Print the listing from its top line through the line containing "const GRID = '#8e8e8e';", nothing more, and leave out the pictures.
....................
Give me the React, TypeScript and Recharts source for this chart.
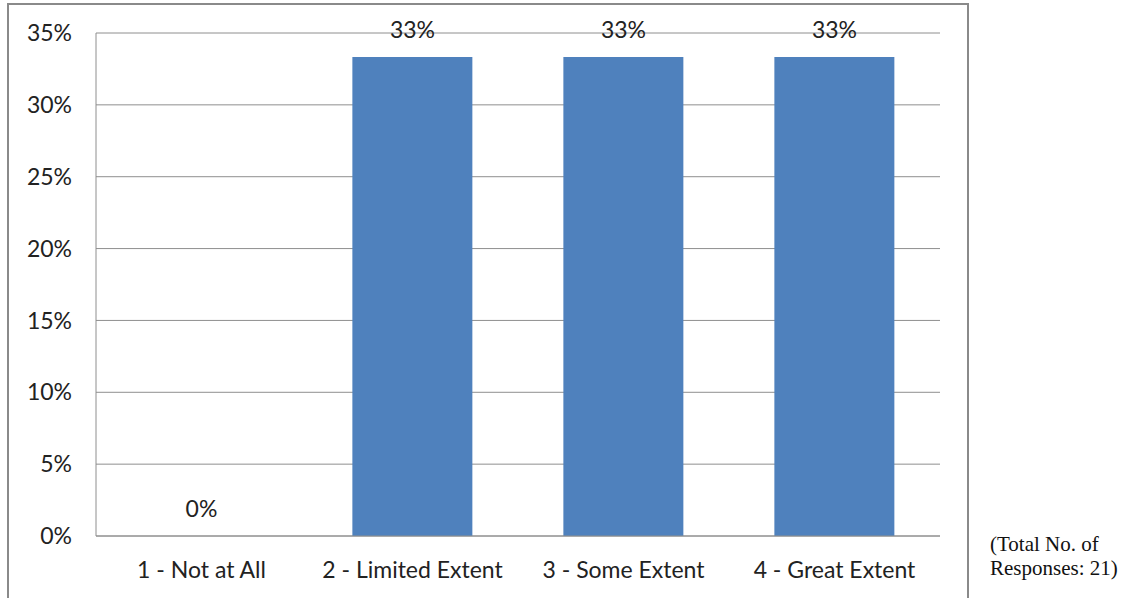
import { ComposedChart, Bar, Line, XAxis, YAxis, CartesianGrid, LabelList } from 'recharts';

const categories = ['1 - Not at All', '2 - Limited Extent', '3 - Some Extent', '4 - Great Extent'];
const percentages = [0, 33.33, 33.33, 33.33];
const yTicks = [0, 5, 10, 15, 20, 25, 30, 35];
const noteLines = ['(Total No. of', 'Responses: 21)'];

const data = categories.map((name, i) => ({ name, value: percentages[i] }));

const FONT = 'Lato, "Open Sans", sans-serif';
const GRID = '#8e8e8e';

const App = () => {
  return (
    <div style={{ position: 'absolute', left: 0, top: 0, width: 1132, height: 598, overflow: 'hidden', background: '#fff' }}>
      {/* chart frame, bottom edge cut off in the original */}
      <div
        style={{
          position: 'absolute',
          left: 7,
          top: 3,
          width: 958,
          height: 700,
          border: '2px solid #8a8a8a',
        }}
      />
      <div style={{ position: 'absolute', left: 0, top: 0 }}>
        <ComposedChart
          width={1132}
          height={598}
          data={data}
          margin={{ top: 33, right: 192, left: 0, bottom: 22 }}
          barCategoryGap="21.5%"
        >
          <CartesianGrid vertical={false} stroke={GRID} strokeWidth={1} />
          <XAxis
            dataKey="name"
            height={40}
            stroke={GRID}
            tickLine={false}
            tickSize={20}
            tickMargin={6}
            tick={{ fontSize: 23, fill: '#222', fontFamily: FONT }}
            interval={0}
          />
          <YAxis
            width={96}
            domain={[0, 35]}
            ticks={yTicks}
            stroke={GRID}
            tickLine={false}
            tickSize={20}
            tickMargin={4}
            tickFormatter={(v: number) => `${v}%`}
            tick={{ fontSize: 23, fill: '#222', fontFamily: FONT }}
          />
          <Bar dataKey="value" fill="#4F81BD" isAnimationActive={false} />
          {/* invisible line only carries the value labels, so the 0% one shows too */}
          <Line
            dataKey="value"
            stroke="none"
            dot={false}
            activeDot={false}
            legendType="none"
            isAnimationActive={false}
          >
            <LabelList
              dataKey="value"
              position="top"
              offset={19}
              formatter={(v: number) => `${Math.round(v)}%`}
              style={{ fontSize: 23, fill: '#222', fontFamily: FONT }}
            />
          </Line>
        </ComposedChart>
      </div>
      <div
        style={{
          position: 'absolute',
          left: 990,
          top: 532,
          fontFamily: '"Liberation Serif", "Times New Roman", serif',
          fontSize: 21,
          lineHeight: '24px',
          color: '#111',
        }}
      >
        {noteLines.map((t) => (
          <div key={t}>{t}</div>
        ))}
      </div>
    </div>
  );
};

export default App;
....................
* [Problem solution]:
Give me the React, TypeScript and Recharts source for this chart.
import { ComposedChart, Bar, Line, XAxis, YAxis, CartesianGrid, LabelList } from 'recharts';

const categories = ['1 - Not at All', '2 - Limited Extent', '3 - Some Extent', '4 - Great Extent'];
const percentages = [0, 33.33, 33.33, 33.33];
const yTicks = [0, 5, 10, 15, 20, 25, 30, 35];
const noteLines = ['(Total No. of', 'Responses: 21)'];

const data = categories.map((name, i) => ({ name, value: percentages[i] }));

const FONT = 'Lato, "Open Sans", sans-serif';
const GRID = '#8e8e8e';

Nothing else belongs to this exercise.